地面沉降预测对于城市地面沉降模式的深入分析和早期预警具有重要的指导意义。传统的数值预测模型在捕捉地面沉降数据复杂特征方面存在一定困难，导致预测结果的准确性不高。为了解决这一问题，本研究基于SBAS-InSAR方法获取的新密市地面沉降信息，构建了结合趋势和季节特征长短时记忆网络的地面沉降预测模型（TSC-LSTM，Trend Seasonal Characteristics-LSTM），该模型联合基于加权回归季节趋势分解（STL）在沉降数据时序特征提取方面的优越性和长短期记忆模型（LSTM）在时序预测方面对梯度消失问题的处理优势，实现对地面沉降数据更准确的预测。结果表明：（1）新密市2018年到2022年的地面沉降速率为-60.3 ~ 51.96 mm/a，共形成五个地面沉降中心区域。其中，最大累计沉降和最大累积隆起分别为304.9 mm和197.68 mm。（2）TSC-LSTM模型在五个沉降中心区域的预测中表现出色，TSC-LSTM模型的R2值范围为0.9985 ~ 0.9992，明显高于次优模型LSTM的0.9662 ~ 0.9872。TSC-LSTM模型预测精度的RMSE值小于2 mm，达到了1.2426 ~ 1.7403 mm。（3）单点预测结果表明，TSC-LSTM模型能够更精确的把握累积沉降数据中的局部变化趋势。本研究提出的方法能为城市地面沉降的深入研究提供有力支持。
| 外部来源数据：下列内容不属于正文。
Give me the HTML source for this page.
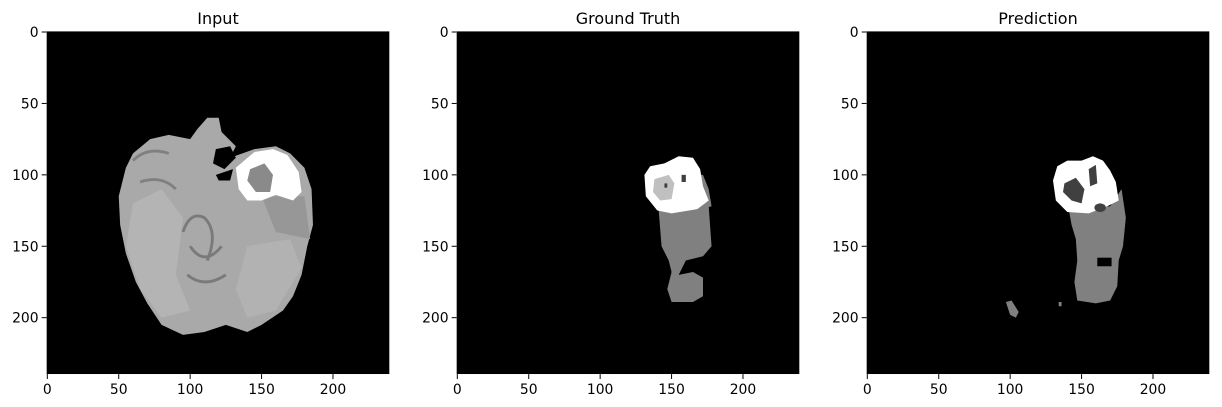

The prediction of ground subsidence is of great significance for the in-depth analysis and early warning of urban ground subsidence patterns. Traditional numerical prediction models face difficulties in capturing the complex features of ground subsidence data, leading to low accuracy in prediction results. To address this issue, this study, based on the SBAS-InSAR method, obtained ground subsidence information in Xinmi City and constructed a ground subsidence prediction model (TSC-LSTM, Trend Seasonal Characteristics-LSTM) that combines trend and seasonal features with long short-term memory networks. The model leverages the advantages of weighted regression seasonal trend decomposition (STL) in extracting temporal features of subsidence data and the handling of the vanishing gradient problem by the long short-term memory model (LSTM) in temporal prediction. The results show that (1) The ground subsidence rate in Xinmi City from 2018 to 2022 ranges from -60.3 to 51.96 mm/year, forming five ground subsidence centers. The maximum cumulative subsidence and maximum cumulative uplift are 304.9 mm and 197.68 mm, respectively.(2) The TSC-LSTM model performs well in the prediction of subsidence in the five centers, with R2 values ranging from 0.9985 to 0.9992, significantly higher than the suboptimal LSTM model with a range of 0.9662 to 0.9872. The RMSE values for the TSC-LSTM model"s prediction accuracy are less than 2 mm, ranging from 1.2426 to 1.7403 mm.(3) Single-point prediction results indicate that the TSC-LSTM model can more accurately capture local variations in the cumulative subsidence data trends. The proposed method in this study provides strong support for the in-depth research of urban ground subsidence.